What may cause the class-imbalanced problems
- It is hard to collect the minority data
- Minority data are collected from rare events
Minority class is often what we are interested in
- Minority class: positive
- Majority class: negative
- We are interested in prediction of the minority class
- In real-world cases, we barely deal with problems at 50:50

1) Class-Imbalanced Problems

Two perspectives on class-imbalanced problems
minority class를 일반적으로 두가지 분포로 나눌 수 있다
왼쪽은 minority가 영역을 이루고, 정의가 가능하다
오른쪽은 영역을 이루지 않고, major가 아닌 경우 minor로 취급한다

Possible classification results from the conventional 2-class classifiers
이러한 상황에서 decision boundary를 설정하면 다음과 같다

Desired classification results
하지만 iid에 의해 여러 데이터가 존재할 수 있으므로,
우리는 거리가 유지되는, 적절한 decision boundary를 필요로 한다

아래 예시는 majority와 minority의 비에 따른 decision boundary이다.

비의 차이가 커질 수록 minoiry가 무시되는 것을 볼 수 있다.

2. Sampling Method

따라서 sampling technique를 통해 두 클래스간의 균형을 맞추기로 한다.

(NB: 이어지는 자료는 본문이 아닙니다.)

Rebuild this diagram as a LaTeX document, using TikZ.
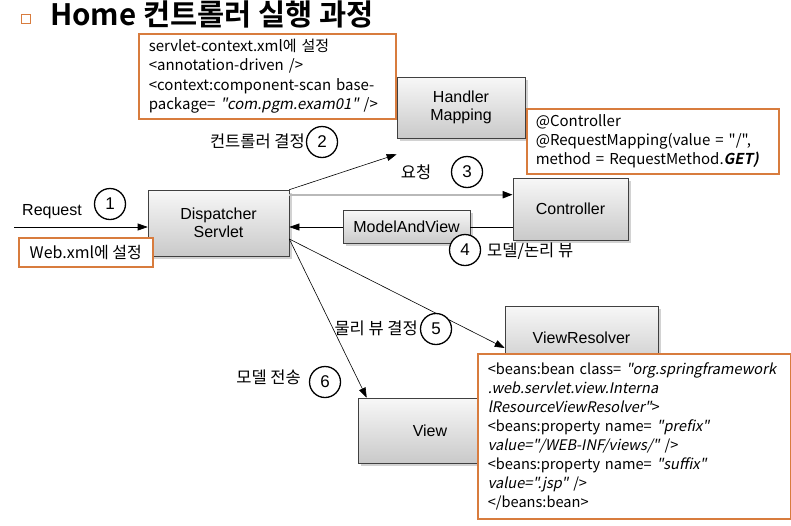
\documentclass[tikz,border=0pt]{standalone}
\usepackage{fontspec}
\setmainfont{Noto Sans CJK KR}[Ligatures=TeXOff,ItalicFont={Noto Sans CJK KR},ItalicFeatures={FakeSlant=0.2},BoldFont={Noto Sans CJK KR Bold},BoldItalicFont={Noto Sans CJK KR Bold},BoldItalicFeatures={FakeSlant=0.2}]
\newfontfamily\labfont{Liberation Sans}
\usetikzlibrary{arrows.meta,shadows,calc}
\definecolor{obr}{RGB}{216,124,62}
\tikzset{
  gbox/.style={draw=black!75, line width=0.6pt, top color=gray!6, bottom color=gray!42,
    drop shadow={shadow xshift=2.5pt,shadow yshift=-2.5pt,fill=gray!70},
    font=\labfont\fontsize{16}{18}\selectfont, align=center, inner sep=0pt},
  obox/.style={draw=obr, line width=1.6pt, fill=white, align=left, inner ysep=2pt,
    font=\fontsize{15}{19.3}\selectfont},
  numc/.style={circle, draw=black, line width=1.3pt, minimum size=31pt, inner sep=0pt,
    font=\labfont\fontsize{17}{18}\selectfont, fill=white},
  lbl/.style={font=\fontsize{16.5}{18}\selectfont, inner sep=0pt},
  arr/.style={line width=0.6pt, -{Triangle[length=10pt,width=7pt]}},
}
\begin{document}
\begin{tikzpicture}[x=1pt,y=-1pt]
\useasboundingbox (0,0) rectangle (791,525);
% title
\node[draw=obr, line width=1.4pt, fill=white, minimum size=9pt, inner sep=0pt] (bul) at (26,19) {};
\node[anchor=base west, inner sep=0pt, font=\bfseries\fontsize{29.5}{32}\selectfont] (title) at (50,25.5) {Home 컨트롤러 실행 과정};
% gray boxes
\node[gbox, minimum width=141pt, minimum height=66pt] (disp) at (218.5,223) {Dispatcher\\Servlet};
\node[gbox, minimum width=128pt, minimum height=61pt] (hm) at (461,107.5) {Handler\\Mapping};
\node[gbox, minimum width=115pt, minimum height=62pt] (ctrl) at (570.5,209) {Controller};
\node[gbox, minimum width=127pt, minimum height=33pt] (mav) at (406.5,227) {ModelAndView};
\node[gbox, minimum width=153pt, minimum height=64pt] (vr) at (581.5,338) {ViewResolver};
\node[gbox, minimum width=144pt, minimum height=65pt] (view) at (430,430.5) {View};
% connectors
\coordinate (reqstart) at (14,227);
\draw[arr] (reqstart) -- (disp.west |- reqstart);
\node[font=\labfont\fontsize{16}{18}\selectfont, inner sep=0pt] (req) at (52,212) {Request};
\draw[arr] (disp.north east) -- ([yshift=-16pt]hm.south west);
\coordinate (dtop) at ([yshift=-5pt]disp.north east);
\draw[line width=1.8pt, gray!55, -{Triangle[length=10pt,width=7pt,color=black]}] (dtop) -- (ctrl.west |- dtop);
\draw[line width=0.6pt] (ctrl.west |- mav.east) -- (mav.east);
\draw[arr] (mav.west) -- (disp.east |- mav.west);
\coordinate (dlow) at ([yshift=-16pt]disp.east);
\draw[arr] (dlow) -- ([yshift=-10pt]vr.west);
\draw[arr] (dlow) -- ([xshift=9pt]view.north west);
% orange boxes
\node[obox, anchor=north west, text width=237pt, inner xsep=10pt, minimum height=85pt] (o1) at (138,33)
 {servlet-context.xml에 설정\\
  <annotation-driven />\\
  <context:component-scan base-\\
  package= \textit{"com.pgm.exam01"} />};
\node[obox, anchor=north west, text width=234pt, inner xsep=9pt, minimum height=65pt] (o2) at (526,108)
 {@Controller\\
  @RequestMapping(value = "/",\\
  method = RequestMethod.\textbf{\textit{GET)}}};
\node[obox, anchor=north west, text width=293pt, inner xsep=10pt, minimum height=165pt, font=\fontsize{14.6}{19.1}\selectfont] (o3) at (477,353)
 {\mbox{<beans:bean class= \textit{"org.springframework}}\\
  \textit{.web.servlet.view.Interna}\\
  \textit{lResourceViewResolver"}>\\
  <beans:property name= \textit{"prefix"}\\
  \textit{value="/WEB-INF/views/"} />\\
  <beans:property name= \textit{"suffix"}\\
  \textit{value=".jsp"} />\\
  </beans:bean>};
\node[obox, align=center, anchor=north west, minimum width=134pt, minimum height=29pt, inner xsep=0pt, font=\fontsize{16}{18}\selectfont] (web) at (18,237) {Web.xml에 설정};
% numbers
\node[numc] (c1) at (110,204) {1};
\node[numc] (c2) at (322,142) {2};
\node[numc] (c3) at (467,172) {3};
\node[numc] (c4) at (465,250) {4};
\node[numc] (c5) at (436,329) {5};
\node[numc] (c6) at (325,382) {6};
% labels
\node[lbl, anchor=east] (l2) at (305,141) {컨트롤러 결정};
\node[lbl] (l3) at (416,172) {요청};
\node[lbl, anchor=west] (l4) at (487,251) {모델/논리 뷰};
\node[lbl, anchor=east] (l5) at (418,328) {물리 뷰 결정};
\node[lbl, anchor=east] (l6) at (301,377) {모델 전송};
\end{tikzpicture}
\end{document}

가장 간단하고 쉬운 방법은 sampling이다.

Oversampling, minority를 늘리기
UnderSampling, majority를 줄이기

1) Oversampling

Oversample from the minority class

Make duplicates, 같은 값을 복제하거나
Add random noises, 랜덤 노이즈를 첨가한 데이터를 추가

minority를 늘리기 위해 위와 같은 방식을 사용할 수도 있으며,

주로 사용되는 Oversampling 방법으로는 SMOTE(Synthetic Minority Oversampling Technique)가 있다.

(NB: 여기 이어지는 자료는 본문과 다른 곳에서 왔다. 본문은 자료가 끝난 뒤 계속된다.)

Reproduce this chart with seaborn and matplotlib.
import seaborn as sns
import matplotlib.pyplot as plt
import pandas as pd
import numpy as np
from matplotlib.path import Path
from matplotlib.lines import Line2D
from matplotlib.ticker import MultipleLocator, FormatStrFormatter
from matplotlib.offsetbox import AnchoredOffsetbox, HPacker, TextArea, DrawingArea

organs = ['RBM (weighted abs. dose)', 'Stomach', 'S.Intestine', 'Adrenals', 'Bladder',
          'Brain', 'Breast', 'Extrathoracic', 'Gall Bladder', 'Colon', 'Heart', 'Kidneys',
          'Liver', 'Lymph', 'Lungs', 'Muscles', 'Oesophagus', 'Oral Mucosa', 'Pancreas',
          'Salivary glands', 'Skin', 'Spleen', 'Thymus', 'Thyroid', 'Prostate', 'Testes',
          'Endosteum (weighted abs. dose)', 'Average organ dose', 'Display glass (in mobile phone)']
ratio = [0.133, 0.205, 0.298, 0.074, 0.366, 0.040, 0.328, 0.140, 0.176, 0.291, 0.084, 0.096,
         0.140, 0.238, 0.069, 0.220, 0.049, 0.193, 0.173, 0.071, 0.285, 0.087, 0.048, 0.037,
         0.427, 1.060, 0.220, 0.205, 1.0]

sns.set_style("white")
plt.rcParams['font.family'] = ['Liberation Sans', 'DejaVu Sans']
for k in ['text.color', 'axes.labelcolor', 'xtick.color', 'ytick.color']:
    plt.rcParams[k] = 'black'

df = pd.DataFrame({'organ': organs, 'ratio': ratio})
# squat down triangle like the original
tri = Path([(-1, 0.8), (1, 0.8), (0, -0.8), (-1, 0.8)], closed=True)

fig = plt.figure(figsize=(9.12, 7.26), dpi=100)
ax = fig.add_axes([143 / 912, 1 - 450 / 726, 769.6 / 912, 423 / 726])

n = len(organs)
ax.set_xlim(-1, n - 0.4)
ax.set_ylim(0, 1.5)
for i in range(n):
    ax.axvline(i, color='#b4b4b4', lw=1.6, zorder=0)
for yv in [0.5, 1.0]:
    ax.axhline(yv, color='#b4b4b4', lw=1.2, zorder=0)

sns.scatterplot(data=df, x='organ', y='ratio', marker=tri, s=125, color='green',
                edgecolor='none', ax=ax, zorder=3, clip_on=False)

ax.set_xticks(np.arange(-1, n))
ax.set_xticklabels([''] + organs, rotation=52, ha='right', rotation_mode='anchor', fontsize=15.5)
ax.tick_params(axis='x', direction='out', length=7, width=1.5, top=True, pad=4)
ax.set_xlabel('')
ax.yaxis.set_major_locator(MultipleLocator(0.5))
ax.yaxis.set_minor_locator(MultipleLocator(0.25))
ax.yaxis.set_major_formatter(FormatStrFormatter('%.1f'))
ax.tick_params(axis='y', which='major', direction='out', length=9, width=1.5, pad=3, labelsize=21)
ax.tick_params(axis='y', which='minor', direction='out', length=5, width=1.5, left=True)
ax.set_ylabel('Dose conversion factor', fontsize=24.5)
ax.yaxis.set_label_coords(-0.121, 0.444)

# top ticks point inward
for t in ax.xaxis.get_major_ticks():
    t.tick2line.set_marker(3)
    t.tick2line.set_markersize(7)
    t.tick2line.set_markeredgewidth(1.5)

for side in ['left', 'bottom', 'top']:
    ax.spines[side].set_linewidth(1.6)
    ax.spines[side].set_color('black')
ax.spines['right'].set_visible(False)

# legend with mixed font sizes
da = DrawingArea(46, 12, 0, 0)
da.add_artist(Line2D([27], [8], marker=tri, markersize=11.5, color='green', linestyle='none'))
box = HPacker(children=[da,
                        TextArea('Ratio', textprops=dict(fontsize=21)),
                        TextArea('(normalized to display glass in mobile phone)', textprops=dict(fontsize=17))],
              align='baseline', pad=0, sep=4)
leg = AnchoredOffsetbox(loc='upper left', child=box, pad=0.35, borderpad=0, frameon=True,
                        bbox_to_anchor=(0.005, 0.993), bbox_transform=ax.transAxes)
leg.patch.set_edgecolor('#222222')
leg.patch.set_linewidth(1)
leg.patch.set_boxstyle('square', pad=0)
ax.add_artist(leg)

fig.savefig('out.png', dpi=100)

꽤 오래된 방법이며, 단점도 존재하지만 여전히 많이 쓰이는 방법이다.

SMOTE

SMOTE는 특정 minority sample k와 k 주변 minoirty data와 선분을 형성하고, 랜덤 비율로 선분 위의 한 지점에 data를 생성하는 방법이다. 데이터들의 내부에만 형성되어 넓고 풍성한 데이터는 생성하기 어려우며, 만약 majority가 중심에 있고 minority가 외각에 있는 모델에서는 의미가 없는 data가 생성될 수 있다는 단점이 있다.

2) Undersampling

Undersample from the majority class

Random removal, 랜덤으로 제거
Clustering-based removal, 클러스터에서 핵심 data만 남기고 제거

랜덤으로 제거하는 경우, majority의 특정 영역 data들을 전부 지워 majority를 침범하는 이상한 decision boundsasry를 생성할 수 있다. 따라서 클러스터 기반의 제거를 추천한다.

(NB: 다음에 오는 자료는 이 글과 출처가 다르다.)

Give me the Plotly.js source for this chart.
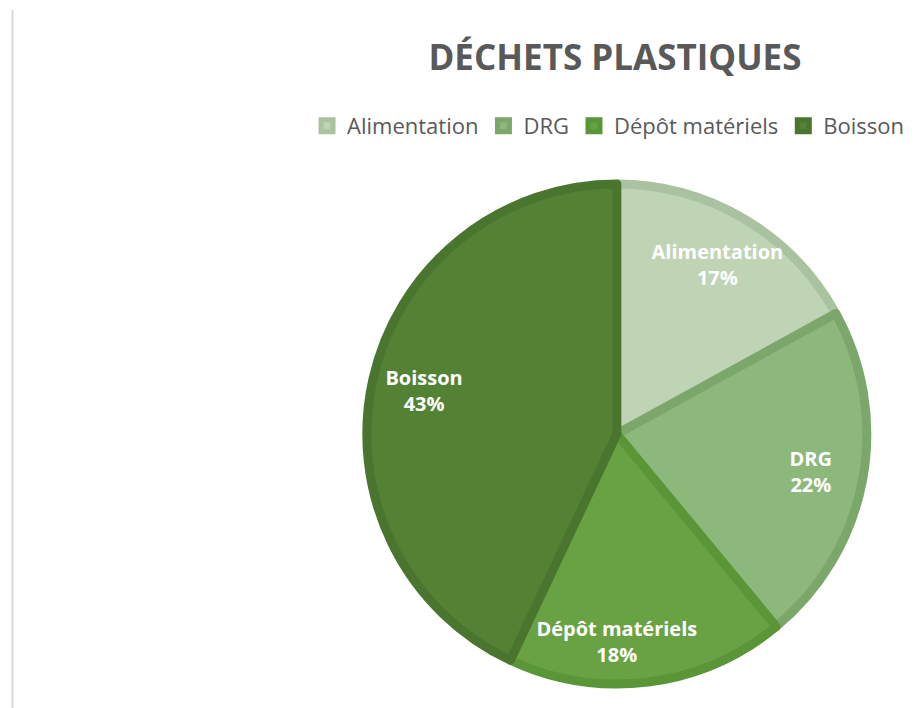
<!DOCTYPE html>
<html>
<head>
<meta charset="utf-8">
<script src="https://cdn.plot.ly/plotly-3.0.1.min.js"></script>
<style>
  html, body { margin: 0; padding: 0; background: #ffffff; }
  #chart { width: 922px; height: 708px; }
</style>
</head>
<body>
<div id="chart"></div>
<script>
// Pie data: plastic waste by category
const categories = ['Alimentation', 'DRG', 'Dépôt matériels', 'Boisson'];
const shares = [17, 22, 18, 43];

// Fill and inner border colours per slice
const fillColors = ['#bfd4b5', '#8db87b', '#68a242', '#548235'];
const borderColors = ['#a9c29f', '#7ba86a', '#5a9537', '#4a752e'];

const pieDomain = { x: [0.3975, 0.9405], y: [0.0339, 0.7401] };

// Slices with their borders
const slices = {
    type: 'pie',
    labels: categories,
    values: shares,
    sort: false,
    direction: 'clockwise',
    rotation: 0,
    domain: pieDomain,
    marker: {
        colors: fillColors,
        line: { color: borderColors, width: 9 }
    },
    textinfo: 'none',
    hoverinfo: 'none'
};

// Transparent ring on top, only to place labels out near the rim like the original
const labelRing = {
    type: 'pie',
    labels: categories,
    values: shares,
    sort: false,
    direction: 'clockwise',
    rotation: 0,
    hole: 0.58,
    domain: pieDomain,
    showlegend: false,
    marker: {
        colors: ['rgba(0,0,0,0)', 'rgba(0,0,0,0)', 'rgba(0,0,0,0)', 'rgba(0,0,0,0)'],
        line: { width: 0 }
    },
    texttemplate: '<b>%{label}<br>%{percent:.0%}</b>',
    textposition: 'inside',
    insidetextorientation: 'horizontal',
    textfont: { family: 'Open Sans, sans-serif', size: 20, color: '#ffffff' },
    hoverinfo: 'none'
};

const layout = {
    width: 922,
    height: 708,
    margin: { l: 0, r: 0, t: 0, b: 0 },
    paper_bgcolor: '#ffffff',
    uniformtext: { mode: 'show', minsize: 20 },
    title: {
        text: '<b>DÉCHETS PLASTIQUES</b>',
        x: 0.667,
        xanchor: 'center',
        xref: 'paper',
        y: 0.918,
        yanchor: 'middle',
        yref: 'container',
        font: { family: 'Open Sans, sans-serif', size: 35, color: '#595959' }
    },
    showlegend: true,
    legend: {
        orientation: 'h',
        x: 0.333,
        xanchor: 'left',
        y: 0.822,
        yanchor: 'middle',
        font: { family: 'Open Sans, sans-serif', size: 22, color: '#595959' },
        itemwidth: 30,
        traceorder: 'normal'
    },
    shapes: [{
        type: 'line',
        xref: 'paper', yref: 'paper',
        x0: 0.0135, x1: 0.0135,
        y0: 0, y1: 0.986,
        line: { color: '#d9d9d9', width: 2 }
    }]
};

Plotly.newPlot('chart', [slices, labelRing], layout, { displayModeBar: false, staticPlot: true });
</script>
</body>
</html>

3. Cost-Sensitive Learning

1) Cost-sensitive learning

Set the cost of misclassification to calibrate ratio between classes
minority data에 대한 오분류에 더 큰 panelty을 부여하는 방식이다

If Positive : Negative = 1:9
Cost of misclassification –Positive : Negative = 9:1
Same results from the oversampling without additional noises

식은 간단히 Losss function을 클래스에 따라 다른 가중치를 부여하는 방식으로 구현한다.

Cost-Sensitive Learning을 통해 왼쪽 상황에서는 빨강이를 하나 침범하고 9점의 패널티를 얻었지만, 오른쪽 상황에서는 파랑이를 두 개 넘고도 2점의 패널티를 얻은 것을 볼 수 있다. 그렇다면 모델은 파랑이보다 빨강이를 더 조심할 것이다.

4. Ensemble

To reduce the variance of sampling methods

앙상블을 majority를 minority와 비슷한 크기로 나누어 여러번 학습시키는 방법이다.

5. Novelty Detection

이 외의 방법에는 Novelty Detection, 이상치 참지가 있는데, 같은 말로는 1-Class Classification, Outlier Detection, Anormaly Detection, Abnormality Detection가 있다.

1) 1 - Class Classification

minority가 없다고 생각하고, majority 하나의 클래스로 학습하고 boundary(정상 범위)를 결정한다. 그리고 이에 해당하지 않는 data는 다른 클래스(이상)라고 판단한다.

맨 처음에 minority를 두 가지 경우로 분류했을 때의 두 번째 경우와 같다.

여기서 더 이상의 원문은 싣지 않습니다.